Diciottesimo Colloquio di Musicologia
del «Saggiatore musicale»

Bologna, 21-23 novembre 2014

 

Abstracts

Céline Frigau Manning (Parigi)
Il cantante e il frenologo: un’impresa ‘scientifica’
di legittimazione e moralizzazione nel primo Ottocento

Alcune descrizioni del primo Ottocento fanno ricorso a categorie scientifiche per spiegare il talento del cantante lirico, la propensione innata al canto o alla mimica e gli effetti che suscita sul pubblico. Vi si ritrova spesso una sintesi delle antiche teorie degli umori, dei climi o del meccanicismo, della fisiognomica di Lavater o delle nuove ricerche sul sistema nervoso e sull’elettricità. Prendendo le distanze da un tale approccio, i frenologi sostengono di poter leggere nelle parti ossee del cranio gli organi che, in gradi diversi, più o meno sviluppati con l’educazione e combinati tra di loro, corrispondono a vari tipi di istinti e di qualità. I sostenitori di quella che chiamano “l’unica vera scienza della mente”, ma che già allora risulta al centro di numerose polemiche, si credono così in grado di spiegare ogni sfera della vita e delle attività umane. Anche alla musica i frenologi applicano le teorie del loro maestro Franz Joseph Gall: la musica e i musicisti costituiscono in effetti uno dei loro terreni di osservazione prediletti, sebbene rimanga ad oggi poco esplorato dagli studiosi della storia e della filosofia delle scienze.

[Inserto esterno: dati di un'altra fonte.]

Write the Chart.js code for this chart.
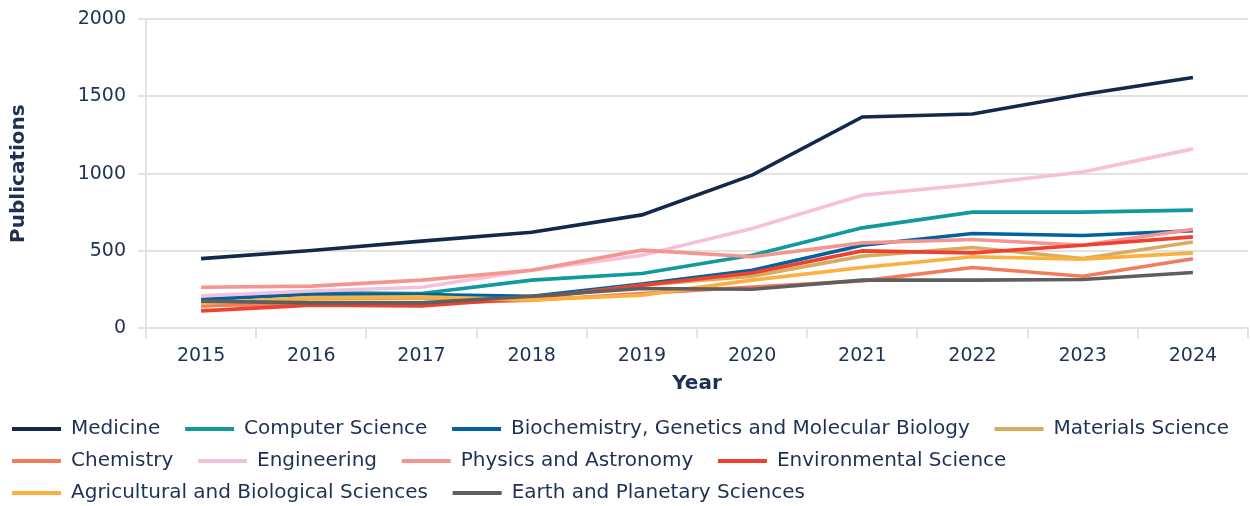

Si tratterà dunque di analizzare le riflessioni sulla musica sviluppate dai frenologi dell’epoca attraverso una delle figure che, con il compositore e lo strumentista, appare cruciale: quella del cantante lirico. Questi non solo unisce in sé le qualità del musicista e dell’attore, ma fornisce, in quanto figura mediatica di primo piano, abbondante materiale illustrativo pronto all’uso – elementi biografici, notizie aneddottiche, ritratti o busti vari. Ricorrendo poco all’osservazione diretta dei crani o delle competenze vocali e sceniche dei cantanti, i frenologi propongono quindi modelli discorsivi di osservazione e di enunciazione precisi e molto diffusi nell’Europa del tempo, particolarmente in Francia e in Inghilterra.

Costruiscono gallerie di tipi, divisi in sottotipi, determinati non solo da una qualità specifica ma da combinazioni di qualità. Queste ultime così come le strategie dimostrative dei frenologi fondate sull’esibizione della “prova” saranno uno degli oggetti del mio intervento. Si tratterà per altro di analizzare il materiale eterogeneo da loro presentato per dimostrare ciò che già si sa (Lablache e De Begnis sono eccellenti buffi cantanti, Giuditta Pasta e Maria Malibran sono eccelse attrici-cantanti, ecc. ecc.), e che permette loro non solo di rinforzare le proprie categorie, ma soprattutto di cercare di dimostrare perché tale cantante le supera e le trascende – segno, in questo caso, del “genio musicale”. Basandosi sulla celebrità di alcune figure di cantanti, i frenologi compiono quindi un’operazione di legittimazione anche fondata sulla virtù morale dell’artista, pari a quella di un uomo o di una donna perbene. Il cantante “frenologizzato” risulta dunque al tempo stesso eccezionalizzato e moralizzato.